A coordinate bond forms when a ligand donates a pair of electrons to an empty orbital of a central metal atom or ion. This bond is crucial in complex formation.

Key characteristics include:

• Involvement of electron pair donation from a ligand to a metal center.
• Common in transition metal complexes.
• Often denoted with an arrow (→) pointing from the donor atom to the acceptor atom.

Understanding coordinate bonds helps explain why certain species can act as ligands, emphasizing the importance of electron pair availability.

In chemistry, electron pair donation refers to the process by which a molecule or ion provides a pair of electrons to an electron-deficient species, thereby forming a bond.
This donation is essential for the formation of coordinate bonds, as it allows ligands to attach to metal centers.

Important points include:

• Electron-rich species, like ligands, typically have lone pairs available.
• Electron donation leads to complex formation in coordination chemistry.
• This concept is vital to understanding the reactivity and bonding capabilities of ligands.

By grasping electron pair donation, we can determine which species can act as ligands and understand their role in coordination compounds.

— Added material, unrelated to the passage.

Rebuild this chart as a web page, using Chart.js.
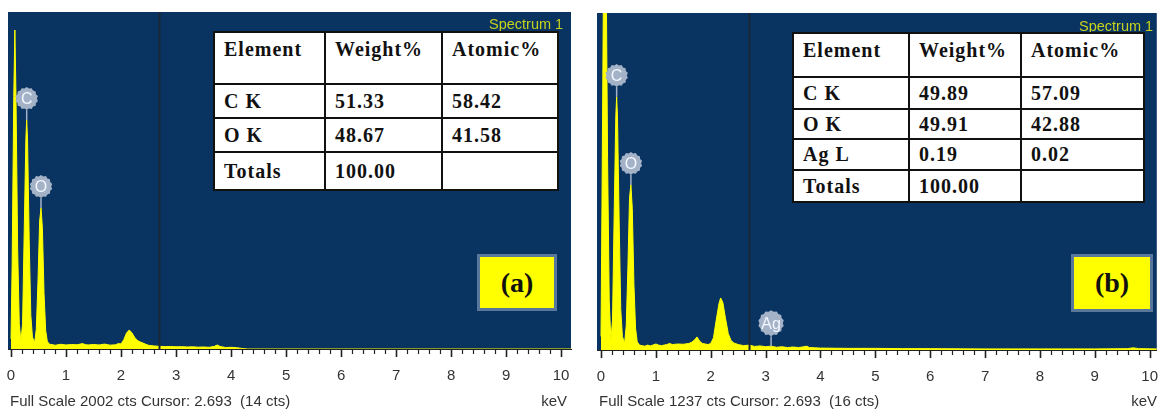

The ammonium ion, \(\mathrm{NH}_{4}^{+}\), is a positively charged ion with no lone electron pairs.
This ion forms by the protonation of ammonia, involving the donation of a hydrogen ion (H⁺).

Key features include:

• Has a tetrahedral geometry with four hydrogen atoms bonded to nitrogen.
• Lacks lone pairs on nitrogen, making it unable to form coordinate bonds.
• Positively charged, denoted as \(\mathrm{NH}_{4}^{+}\).

This absence of lone electron pairs is what prevents \(\mathrm{NH}_{4}^{+}\) from acting as a ligand, distinguishing it from other nitrogen-based species.

Lone electron pairs are pairs of valence electrons not involved in bonding.
These pairs are crucial in determining the ability of molecules or ions to participate in forming coordinate bonds.

Characteristics include:

• Located on atoms like nitrogen, oxygen, and halogens.
• Can be donated to electron-deficient species, forming a bond.
• Essential for the behavior of molecules in chemical reactions.

The presence of lone electron pairs in molecules like \(\mathrm{NH}_3\) and \(\mathrm{NH}_{2}^{-}\) allows them to act as ligands, unlike \(\mathrm{NH}_{4}^{+}\), which lacks such pairs.